Dataset extract |
________________________________________

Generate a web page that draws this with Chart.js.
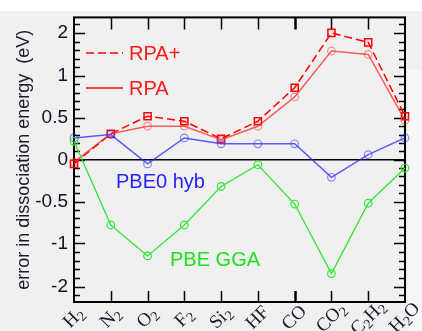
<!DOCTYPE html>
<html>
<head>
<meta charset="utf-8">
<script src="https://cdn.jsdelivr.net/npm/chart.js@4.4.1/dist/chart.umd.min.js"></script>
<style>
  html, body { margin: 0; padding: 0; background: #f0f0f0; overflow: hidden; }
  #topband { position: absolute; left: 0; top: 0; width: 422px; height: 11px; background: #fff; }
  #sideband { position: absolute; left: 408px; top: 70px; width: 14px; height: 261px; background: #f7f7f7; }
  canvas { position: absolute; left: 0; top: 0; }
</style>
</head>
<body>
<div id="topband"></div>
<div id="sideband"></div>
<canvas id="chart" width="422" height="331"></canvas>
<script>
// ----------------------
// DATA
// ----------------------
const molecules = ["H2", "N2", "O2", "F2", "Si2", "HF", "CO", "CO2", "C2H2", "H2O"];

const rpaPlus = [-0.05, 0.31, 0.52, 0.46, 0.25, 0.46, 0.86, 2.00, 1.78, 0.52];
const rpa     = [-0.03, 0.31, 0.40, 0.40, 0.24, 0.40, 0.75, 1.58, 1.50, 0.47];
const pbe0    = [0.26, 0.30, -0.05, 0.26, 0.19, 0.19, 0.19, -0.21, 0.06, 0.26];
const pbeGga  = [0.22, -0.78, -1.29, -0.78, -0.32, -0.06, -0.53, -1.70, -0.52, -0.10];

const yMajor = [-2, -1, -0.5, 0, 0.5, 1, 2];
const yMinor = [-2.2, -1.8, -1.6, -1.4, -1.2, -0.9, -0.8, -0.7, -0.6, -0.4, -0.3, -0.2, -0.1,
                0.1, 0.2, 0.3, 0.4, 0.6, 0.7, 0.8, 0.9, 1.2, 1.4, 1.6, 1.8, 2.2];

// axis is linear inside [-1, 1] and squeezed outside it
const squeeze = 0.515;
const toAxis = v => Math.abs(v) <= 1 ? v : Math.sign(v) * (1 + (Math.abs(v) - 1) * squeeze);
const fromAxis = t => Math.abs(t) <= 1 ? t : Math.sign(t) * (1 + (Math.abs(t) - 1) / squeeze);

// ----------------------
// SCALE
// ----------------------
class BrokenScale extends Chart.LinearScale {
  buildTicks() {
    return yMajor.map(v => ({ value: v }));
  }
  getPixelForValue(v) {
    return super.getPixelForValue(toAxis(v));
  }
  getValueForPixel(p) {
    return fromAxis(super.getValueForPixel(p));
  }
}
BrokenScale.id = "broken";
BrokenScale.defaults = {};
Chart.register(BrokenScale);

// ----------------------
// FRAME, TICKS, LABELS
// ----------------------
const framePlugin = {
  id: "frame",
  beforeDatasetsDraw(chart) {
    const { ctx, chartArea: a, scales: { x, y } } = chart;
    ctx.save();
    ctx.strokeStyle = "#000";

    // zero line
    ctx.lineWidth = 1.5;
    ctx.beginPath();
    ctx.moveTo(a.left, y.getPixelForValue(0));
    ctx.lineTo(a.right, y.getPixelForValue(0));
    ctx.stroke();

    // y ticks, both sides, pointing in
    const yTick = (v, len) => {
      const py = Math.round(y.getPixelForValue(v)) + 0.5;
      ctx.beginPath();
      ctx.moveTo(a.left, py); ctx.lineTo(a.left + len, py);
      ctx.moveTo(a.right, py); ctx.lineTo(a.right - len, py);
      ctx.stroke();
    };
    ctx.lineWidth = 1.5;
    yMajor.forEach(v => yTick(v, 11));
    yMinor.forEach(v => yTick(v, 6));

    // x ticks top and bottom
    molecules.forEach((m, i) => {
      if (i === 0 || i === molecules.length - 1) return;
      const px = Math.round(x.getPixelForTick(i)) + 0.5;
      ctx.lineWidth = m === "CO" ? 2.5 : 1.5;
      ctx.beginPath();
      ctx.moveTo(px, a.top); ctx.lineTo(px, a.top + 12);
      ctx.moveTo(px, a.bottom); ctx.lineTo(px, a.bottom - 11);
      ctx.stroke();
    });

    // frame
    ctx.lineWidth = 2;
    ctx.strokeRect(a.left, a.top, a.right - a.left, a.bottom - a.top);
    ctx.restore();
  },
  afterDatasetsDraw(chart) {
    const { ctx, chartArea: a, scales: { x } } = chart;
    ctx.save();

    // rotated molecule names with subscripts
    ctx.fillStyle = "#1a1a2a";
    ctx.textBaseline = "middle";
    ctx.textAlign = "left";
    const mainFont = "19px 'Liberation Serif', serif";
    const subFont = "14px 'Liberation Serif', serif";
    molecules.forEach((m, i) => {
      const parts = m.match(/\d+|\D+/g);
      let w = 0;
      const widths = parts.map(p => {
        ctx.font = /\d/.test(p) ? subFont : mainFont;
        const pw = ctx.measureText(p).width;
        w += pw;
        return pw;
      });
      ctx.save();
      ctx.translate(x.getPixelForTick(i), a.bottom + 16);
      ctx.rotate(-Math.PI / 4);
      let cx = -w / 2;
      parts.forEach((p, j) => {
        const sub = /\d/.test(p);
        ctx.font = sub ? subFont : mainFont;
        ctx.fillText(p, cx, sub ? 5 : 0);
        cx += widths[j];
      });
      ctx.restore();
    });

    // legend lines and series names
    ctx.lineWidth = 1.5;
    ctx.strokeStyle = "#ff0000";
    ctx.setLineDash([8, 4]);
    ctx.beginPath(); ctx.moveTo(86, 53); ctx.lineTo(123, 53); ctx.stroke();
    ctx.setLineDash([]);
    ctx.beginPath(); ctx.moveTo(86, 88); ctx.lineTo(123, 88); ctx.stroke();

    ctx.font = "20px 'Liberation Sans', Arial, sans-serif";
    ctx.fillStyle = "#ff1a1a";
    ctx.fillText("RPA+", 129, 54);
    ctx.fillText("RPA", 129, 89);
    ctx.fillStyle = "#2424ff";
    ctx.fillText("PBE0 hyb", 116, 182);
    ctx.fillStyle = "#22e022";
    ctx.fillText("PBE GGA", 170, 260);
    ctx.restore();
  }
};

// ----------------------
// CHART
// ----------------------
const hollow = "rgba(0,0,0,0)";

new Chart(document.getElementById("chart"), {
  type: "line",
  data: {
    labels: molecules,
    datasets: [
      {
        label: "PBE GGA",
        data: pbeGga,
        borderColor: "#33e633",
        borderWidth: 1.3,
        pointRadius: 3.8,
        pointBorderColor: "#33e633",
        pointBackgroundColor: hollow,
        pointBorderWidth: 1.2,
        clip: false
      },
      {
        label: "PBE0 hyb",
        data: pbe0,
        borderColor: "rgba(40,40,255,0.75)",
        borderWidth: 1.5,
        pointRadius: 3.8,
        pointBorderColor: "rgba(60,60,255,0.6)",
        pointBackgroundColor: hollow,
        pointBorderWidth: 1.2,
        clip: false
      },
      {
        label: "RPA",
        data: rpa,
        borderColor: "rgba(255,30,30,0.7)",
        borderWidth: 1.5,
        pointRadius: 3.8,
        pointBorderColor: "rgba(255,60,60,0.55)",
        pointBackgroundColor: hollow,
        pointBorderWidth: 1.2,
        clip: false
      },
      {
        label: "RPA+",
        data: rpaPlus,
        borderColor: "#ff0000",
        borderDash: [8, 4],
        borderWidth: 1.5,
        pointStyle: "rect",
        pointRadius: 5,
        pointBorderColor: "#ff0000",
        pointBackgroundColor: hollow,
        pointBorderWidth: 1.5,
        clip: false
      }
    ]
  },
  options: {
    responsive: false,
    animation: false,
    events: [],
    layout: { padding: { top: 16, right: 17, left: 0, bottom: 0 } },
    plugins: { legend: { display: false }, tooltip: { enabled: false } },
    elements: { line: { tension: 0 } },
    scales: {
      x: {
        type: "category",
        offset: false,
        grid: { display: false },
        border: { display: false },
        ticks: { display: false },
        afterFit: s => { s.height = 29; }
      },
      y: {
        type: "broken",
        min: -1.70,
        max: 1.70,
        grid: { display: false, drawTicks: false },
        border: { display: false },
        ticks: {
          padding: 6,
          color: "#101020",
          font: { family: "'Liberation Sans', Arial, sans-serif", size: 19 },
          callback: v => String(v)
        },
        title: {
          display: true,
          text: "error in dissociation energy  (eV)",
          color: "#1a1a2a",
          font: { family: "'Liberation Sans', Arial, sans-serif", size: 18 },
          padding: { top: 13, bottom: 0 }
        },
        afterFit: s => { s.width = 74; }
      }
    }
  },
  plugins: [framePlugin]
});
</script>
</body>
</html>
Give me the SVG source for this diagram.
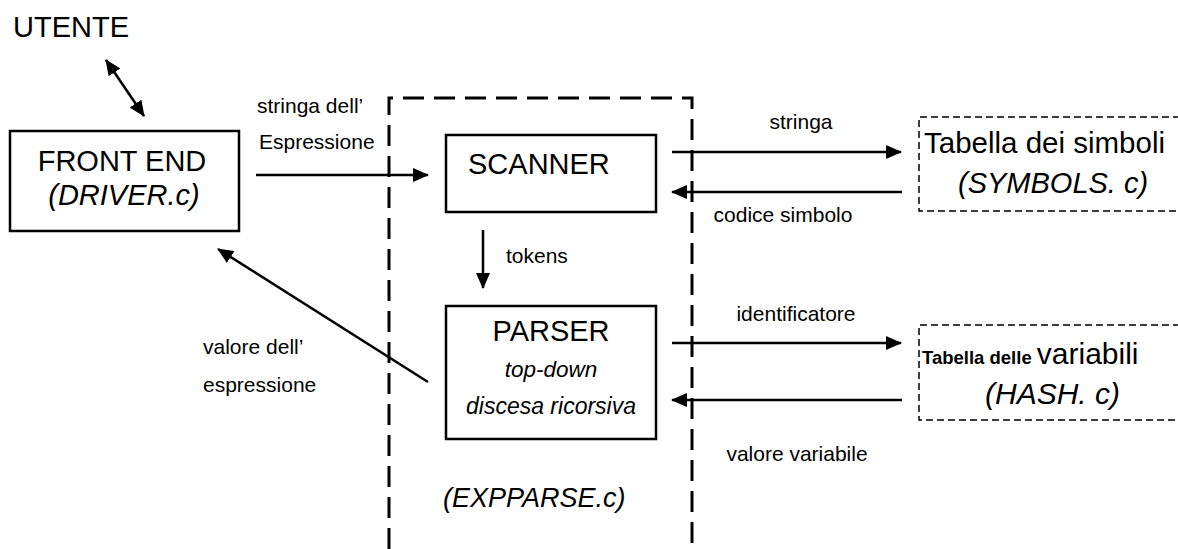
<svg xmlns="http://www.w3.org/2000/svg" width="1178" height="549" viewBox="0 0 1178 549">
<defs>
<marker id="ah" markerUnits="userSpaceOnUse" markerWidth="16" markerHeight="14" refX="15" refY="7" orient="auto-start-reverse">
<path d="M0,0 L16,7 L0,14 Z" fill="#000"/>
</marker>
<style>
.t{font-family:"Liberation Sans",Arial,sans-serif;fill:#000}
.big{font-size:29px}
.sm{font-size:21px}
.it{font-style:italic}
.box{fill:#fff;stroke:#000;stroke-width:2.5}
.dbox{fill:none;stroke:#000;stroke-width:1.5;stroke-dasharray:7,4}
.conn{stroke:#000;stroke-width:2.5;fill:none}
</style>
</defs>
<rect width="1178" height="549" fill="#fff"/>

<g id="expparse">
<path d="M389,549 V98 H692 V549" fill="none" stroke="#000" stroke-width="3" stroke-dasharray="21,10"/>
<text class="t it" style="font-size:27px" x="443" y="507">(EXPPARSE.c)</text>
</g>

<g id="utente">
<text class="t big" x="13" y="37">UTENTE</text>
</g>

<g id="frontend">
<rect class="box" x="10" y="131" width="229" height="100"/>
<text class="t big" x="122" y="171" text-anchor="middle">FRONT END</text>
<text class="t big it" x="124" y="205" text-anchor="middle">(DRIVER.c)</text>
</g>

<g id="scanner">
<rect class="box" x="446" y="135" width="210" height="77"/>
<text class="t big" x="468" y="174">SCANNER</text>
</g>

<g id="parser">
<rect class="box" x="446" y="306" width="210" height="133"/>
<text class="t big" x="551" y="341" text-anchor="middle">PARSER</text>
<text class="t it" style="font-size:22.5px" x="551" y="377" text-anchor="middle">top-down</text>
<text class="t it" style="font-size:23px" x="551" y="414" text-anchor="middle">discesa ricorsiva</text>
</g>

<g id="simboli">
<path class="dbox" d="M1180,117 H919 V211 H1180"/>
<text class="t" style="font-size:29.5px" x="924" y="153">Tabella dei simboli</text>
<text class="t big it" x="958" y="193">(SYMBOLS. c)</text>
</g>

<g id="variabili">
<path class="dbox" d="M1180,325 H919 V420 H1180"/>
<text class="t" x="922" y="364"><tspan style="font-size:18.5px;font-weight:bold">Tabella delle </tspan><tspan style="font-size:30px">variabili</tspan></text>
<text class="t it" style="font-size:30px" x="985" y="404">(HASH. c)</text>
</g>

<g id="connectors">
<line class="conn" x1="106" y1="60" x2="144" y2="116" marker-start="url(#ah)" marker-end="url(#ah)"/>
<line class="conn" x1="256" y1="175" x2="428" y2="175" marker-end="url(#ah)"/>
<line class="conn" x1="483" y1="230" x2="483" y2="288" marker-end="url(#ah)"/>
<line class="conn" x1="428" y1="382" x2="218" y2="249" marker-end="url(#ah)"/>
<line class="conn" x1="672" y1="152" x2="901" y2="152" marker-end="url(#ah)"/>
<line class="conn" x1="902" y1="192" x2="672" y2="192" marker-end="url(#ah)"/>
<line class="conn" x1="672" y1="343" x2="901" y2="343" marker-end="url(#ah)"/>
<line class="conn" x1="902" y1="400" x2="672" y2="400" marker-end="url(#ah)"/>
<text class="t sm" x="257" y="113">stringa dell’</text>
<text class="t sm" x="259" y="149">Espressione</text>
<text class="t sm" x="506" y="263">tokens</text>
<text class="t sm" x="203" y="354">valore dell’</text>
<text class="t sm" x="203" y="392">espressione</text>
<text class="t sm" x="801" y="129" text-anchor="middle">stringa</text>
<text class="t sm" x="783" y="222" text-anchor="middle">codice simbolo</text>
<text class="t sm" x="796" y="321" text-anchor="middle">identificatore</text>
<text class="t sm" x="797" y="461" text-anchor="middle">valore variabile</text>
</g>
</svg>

________________________________________

Exercise details | Search the records for the string "with" and return every line in which it occurs.

Final result |
Generate a web page that draws this with Chart.js.
    // rotated molecule names with subscripts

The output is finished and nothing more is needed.